(Photo by John Carroll)
January 24, 2010
Piling Insult on Seismic Injury
It took no time at all for the politically conservative and the just plain complacent to extend the blame for Haiti's trauma to Haitians.
Not just poor folks, but a "culture of poverty," one pundit intoned. A beggar nation in need of some "tough love."
Cursed for presuming to liberate themselves from French slavers two centuries ago, a noted televangelist assured us.
A corrupt government, whose subjects the Rev. Martin Luther King Jr. would warn us not to "throw money at" if he were here for the earthquake that greeted his birthday, a blogger for The Star surmised.
On and on. And there's worse. Some of the invective long-suffering Haitians have elicited from readers of my columns would make these armchair patronizers seem like advocates for them.
And Haiti has advocates, among them some of the best minds and hearts in America. If the mainstream media and the average Joe would listen to them and read some history, the Haiti we know would cease to exist -- because the Haiti we think we know would precede it into oblivion.
Martin Luther King? Here's how the distinguished author and Boston Globe columnist James Carroll summed that matter up in his holiday piece:
"The catastrophe of Haiti would be no mere symbol of global inequity to King. He was attuned to the real suffering of individual human beings, and would be part of the effort to alleviate it there. But would he be satisfied with the compassion of the moment? Moral sentiment unattached to structural analysis, and to changes in systemic causes of poverty, is worse than useless. The Haiti earthquake might be deemed an act of God, but King would rage at any characterization of the foundational Haitian plight that left out historical factors like slavery and colonialism, or the defining contemporary influence of the United States, which, across the years since King's death, has, in relation to Haiti, defiled the meaning of neighbor."
Want specifics? Margaret Trost, author of "On That Day Everybody Ate," a chronicle of her volunteer work in Haiti, notes that Haiti was self-sufficient in rice, its staple, until the 1980s, when a loan from the International Monetary Fund required reduction in tariff protections for agricultural products. Subsidized rice from the United States poured in, most Haitian farmers went out of business, U.S. rice leaped in price, and millions of Haitians fell into starvation (hence, needing Margaret Trost) and fled to the coastal cities, sitting ducks for hurricanes and earthquakes.

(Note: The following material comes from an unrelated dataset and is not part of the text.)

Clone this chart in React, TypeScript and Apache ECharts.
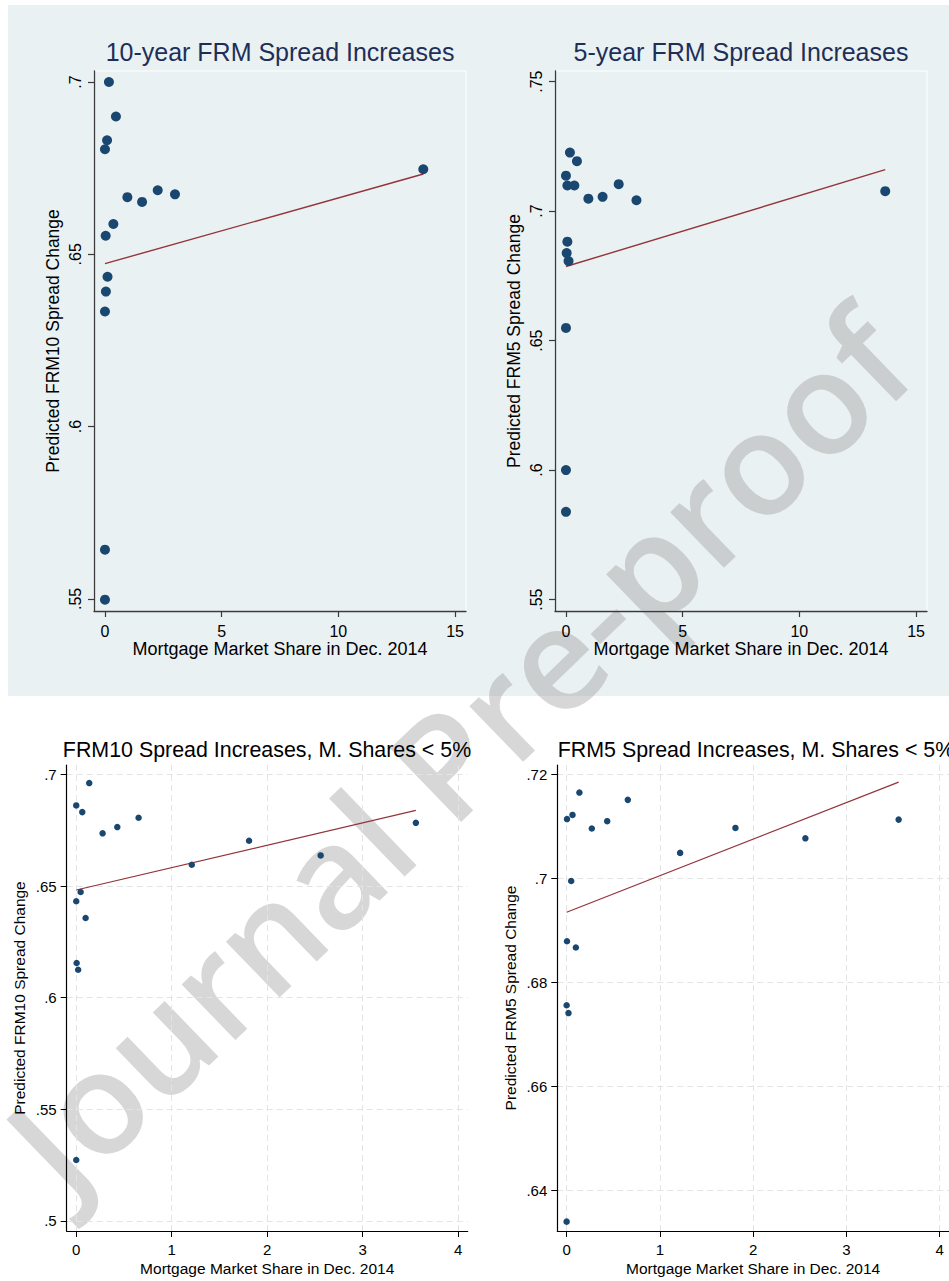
import React, { useEffect, useRef } from "react";
import * as echarts from "echarts";

// ---- Data ----
// Top-left: 10-year FRM spread increases, all banks
const allShareX10 = [0.17, 0.47, 0.09, 0.0, 13.64, 0.96, 1.59, 2.26, 3.0, 0.36, 0.03, 0.11, 0.04, 0.0, 0.0, 0.0];
const allSpreadY10 = [0.700, 0.690, 0.6831, 0.6805, 0.6747, 0.6666, 0.6652, 0.6686, 0.6674, 0.6588, 0.6554, 0.6435, 0.6392, 0.6334, 0.5643, 0.5498];
const allFitX10 = [0.0, 13.64];
const allFitY10 = [0.6473, 0.6733];

// Top-right: 5-year FRM spread increases, all banks
const allShareX5 = [0.17, 0.47, 0.0, 0.06, 0.36, 0.96, 1.57, 2.26, 3.02, 13.68, 0.06, 0.03, 0.11, 0.0, 0.0, 0.0];
const allSpreadY5 = [0.7226, 0.7193, 0.7137, 0.7099, 0.7099, 0.7048, 0.7055, 0.7104, 0.7042, 0.7077, 0.6882, 0.6838, 0.6807, 0.6549, 0.6000, 0.5839];
const allFitX5 = [0.0, 13.68];
const allFitY5 = [0.6786, 0.7160];

// Bottom-left: FRM10, market shares < 5%
const smallShareX10 = [0.136, 0.0, 0.063, 0.276, 0.43, 0.653, 1.21, 1.81, 2.56, 3.557, 0.046, 0.0, 0.098, 0.004, 0.02, 0.0];
const smallSpreadY10 = [0.6961, 0.6861, 0.6831, 0.6736, 0.6764, 0.6806, 0.6595, 0.6703, 0.6637, 0.6783, 0.6473, 0.6432, 0.6357, 0.6155, 0.6125, 0.5273];
const smallFitX10 = [0.0, 3.557];
const smallFitY10 = [0.6482, 0.6839];

// Bottom-right: FRM5, market shares < 5%
const smallShareX5 = [0.137, 0.656, 0.004, 0.063, 0.27, 0.435, 1.81, 1.217, 2.56, 3.56, 0.049, 0.004, 0.099, 0.0, 0.02, 0.0];
const smallSpreadY5 = [0.7165, 0.7151, 0.7114, 0.7122, 0.7096, 0.7110, 0.7097, 0.7049, 0.7077, 0.7113, 0.6995, 0.6879, 0.6867, 0.6756, 0.6741, 0.634];
const smallFitX5 = [0.0, 3.56];
const smallFitY5 = [0.6935, 0.7185];

// Tick values
const topXTicks = [0, 5, 10, 15];
const topLeftYTicks = [0.55, 0.6, 0.65, 0.7];
const topRightYTicks = [0.55, 0.6, 0.65, 0.7, 0.75];
const bottomXTicks = [0, 1, 2, 3, 4];
const bottomLeftYTicks = [0.5, 0.55, 0.6, 0.65, 0.7];
const bottomRightYTicks = [0.64, 0.66, 0.68, 0.7, 0.72];

// Titles / labels
const titles = [
  "10-year FRM Spread Increases",
  "5-year FRM Spread Increases",
  "FRM10 Spread Increases, M. Shares < 5%",
  "FRM5 Spread Increases, M. Shares < 5%",
];
const xName = "Mortgage Market Share in Dec. 2014";
const yNames = [
  "Predicted FRM10 Spread Change",
  "Predicted FRM5 Spread Change",
  "Predicted FRM10 Spread Change",
  "Predicted FRM5 Spread Change",
];
const watermark = "Journal Pre-proof";

const FONT = "'Liberation Sans', Arial, Helvetica, sans-serif";
const NAVY = "#1a476f";
const MAROON = "#93343b";

const zip = (xs: number[], ys: number[]) => xs.map((x, i) => [x, ys[i]]);
const fmtY = (v: number) => String(+v.toFixed(3)).replace(/^0\./, ".");

function App() {
  const ref = useRef<HTMLDivElement>(null);

  useEffect(() => {
    if (!ref.current) return;
    const chart = echarts.init(ref.current, undefined, { renderer: "svg" });

    const topAxisColor = "#3a3a3a";

    const xAxisTop = (gridIndex: number) => ({
      type: "value",
      gridIndex,
      min: -0.47,
      max: 15.47,
      name: xName,
      nameLocation: "middle",
      nameGap: 28,
      nameTextStyle: { fontSize: 18, color: "#000", fontFamily: FONT },
      axisLine: { show: true, onZero: false, lineStyle: { color: topAxisColor, width: 1.3 } },
      axisTick: { show: true, length: 6, customValues: topXTicks, lineStyle: { color: topAxisColor, width: 1.2 } },
      axisLabel: { customValues: topXTicks, fontSize: 16, color: "#000", margin: 12, fontFamily: FONT },
      splitLine: { show: false },
    });

    const yAxisTop = (gridIndex: number, min: number, max: number, ticks: number[], name: string) => ({
      type: "value",
      gridIndex,
      min,
      max,
      name,
      nameLocation: "middle",
      nameGap: 32,
      nameTextStyle: { fontSize: 17.5, color: "#000", fontFamily: FONT },
      axisLine: { show: true, onZero: false, lineStyle: { color: topAxisColor, width: 1.3 } },
      axisTick: { show: true, length: 6, customValues: ticks, lineStyle: { color: topAxisColor, width: 1.2 } },
      axisLabel: {
        customValues: ticks,
        rotate: 90,
        fontSize: 16,
        color: "#000",
        margin: 11,
        fontFamily: FONT,
        formatter: (v: number) => fmtY(v),
      },
      splitLine: { show: false },
    });

    const gridLine = { show: true, lineStyle: { color: "#e4e4e4", width: 1, type: [6, 4] } };

    const xAxisBottom = (gridIndex: number) => ({
      type: "value",
      gridIndex,
      min: -0.1,
      max: 4.1,
      name: xName,
      nameLocation: "middle",
      nameGap: 29,
      nameTextStyle: { fontSize: 15.5, color: "#000", fontFamily: FONT },
      axisLine: { show: true, onZero: false, lineStyle: { color: "#000", width: 1.2 } },
      axisTick: { show: true, length: 6, customValues: bottomXTicks, lineStyle: { color: "#000", width: 1 } },
      axisLabel: { customValues: bottomXTicks, fontSize: 15, color: "#000", margin: 11, fontFamily: FONT },
      splitLine: gridLine,
    });

    const yAxisBottom = (gridIndex: number, min: number, max: number, ticks: number[], name: string) => ({
      type: "value",
      gridIndex,
      min,
      max,
      name,
      nameLocation: "middle",
      nameGap: 39,
      nameTextStyle: { fontSize: 15.5, color: "#000", fontFamily: FONT },
      axisLine: { show: true, onZero: false, lineStyle: { color: "#000", width: 1.2 } },
      axisTick: { show: true, length: 6, customValues: ticks, lineStyle: { color: "#000", width: 1 } },
      axisLabel: {
        customValues: ticks,
        fontSize: 15,
        color: "#000",
        margin: 10,
        fontFamily: FONT,
        formatter: (v: number) => fmtY(v),
      },
      splitLine: gridLine,
    });

    const scatter = (i: number, xs: number[], ys: number[], size: number) => ({
      type: "scatter",
      xAxisIndex: i,
      yAxisIndex: i,
      data: zip(xs, ys),
      symbolSize: size,
      itemStyle: { color: NAVY, opacity: 1 },
      z: 3,
      silent: true,
    });

    const fit = (i: number, xs: number[], ys: number[], w: number) => ({
      type: "line",
      xAxisIndex: i,
      yAxisIndex: i,
      data: zip(xs, ys),
      showSymbol: false,
      symbol: "none",
      lineStyle: { color: MAROON, width: w },
      z: 2,
      silent: true,
    });

    const gridTop = { show: true, borderColor: "#ffffff", borderWidth: 1, backgroundColor: "transparent" };

    const option: any = {
      animation: false,
      backgroundColor: "#ffffff",
      textStyle: { fontFamily: FONT },
      title: [
        { text: titles[0], left: 280, top: 39, textAlign: "center", padding: 0, textStyle: { fontSize: 25, fontWeight: "normal", color: "#1d2f57", fontFamily: FONT } },
        { text: titles[1], left: 741, top: 39, textAlign: "center", padding: 0, textStyle: { fontSize: 25, fontWeight: "normal", color: "#1d2f57", fontFamily: FONT } },
        { text: titles[2], left: 267, top: 739, textAlign: "center", padding: 0, textStyle: { fontSize: 21.4, fontWeight: "normal", color: "#000", fontFamily: FONT } },
        { text: titles[3], left: 756, top: 739, textAlign: "center", padding: 0, textStyle: { fontSize: 21.4, fontWeight: "normal", color: "#000", fontFamily: FONT } },
      ],
      grid: [
        { left: 94, top: 71, width: 372, height: 540, ...gridTop },
        { left: 555, top: 71, width: 372, height: 540, ...gridTop },
        { left: 66.7, top: 765, width: 401, height: 466, show: false },
        { left: 557.3, top: 765, width: 399.4, height: 466, show: false },
      ],
      xAxis: [xAxisTop(0), xAxisTop(1), xAxisBottom(2), xAxisBottom(3)],
      yAxis: [
        yAxisTop(0, 0.5465, 0.7032, topLeftYTicks, yNames[0]),
        yAxisTop(1, 0.5456, 0.7541, topRightYTicks, yNames[1]),
        yAxisBottom(2, 0.4955, 0.7042, bottomLeftYTicks, yNames[2]),
        yAxisBottom(3, 0.6322, 0.7218, bottomRightYTicks, yNames[3]),
      ],
      series: [
        fit(0, allFitX10, allFitY10, 1.4),
        scatter(0, allShareX10, allSpreadY10, 10),
        fit(1, allFitX5, allFitY5, 1.4),
        scatter(1, allShareX5, allSpreadY5, 10),
        fit(2, smallFitX10, smallFitY10, 1.2),
        scatter(2, smallShareX10, smallSpreadY10, 6.5),
        fit(3, smallFitX5, smallFitY5, 1.2),
        scatter(3, smallShareX5, smallSpreadY5, 6.5),
      ],
      graphic: {
        elements: [
          {
            type: "rect",
            z: -20,
            silent: true,
            shape: { x: 8, y: 5, width: 941, height: 691 },
            style: { fill: "#eaf1f3" },
          },
          {
            type: "text",
            z: -10,
            silent: true,
            x: 884,
            y: 336,
            rotation: (44 * Math.PI) / 180,
            style: {
              text: watermark,
              fontSize: 143,
              fontWeight: 600,
              fontFamily: "'Open Sans', sans-serif",
              fill: "rgba(150,150,150,0.38)",
              align: "right",
              verticalAlign: "middle",
            },
          },
        ],
      },
    };

    chart.setOption(option);
    return () => chart.dispose();
  }, []);

  return (
    <div
      ref={ref}
      style={{ position: "absolute", left: 0, top: 0, width: 949, height: 1281, overflow: "hidden" }}
    />
  );
}

export default App;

This is called context. It takes more work and more imagination to appreciate the history of foreign influence in Haiti than it does to write its people off as heathens who cannot govern themselves. The white largesse upon which these proud, struggling people are said to depend has been lavished mostly on their oppressors -- dictatorships, military juntas, corporations paying slave wages and no taxes, election opponents of the country's true populists.
One prominent Haitian who suffered personally from American foreign policy, the late Rev. Gerard Jean-Juste, delighted in telling me his country vastly enlarged this one by forcing the French, hurting for cash because of the Haitian rebellion, to offer the Louisiana Purchase.
France, of course, billed the breakaway nation at gunpoint for the loss of its property, creating a debtor status that has never changed.
Is it unfair to suggest that the debt goes both ways?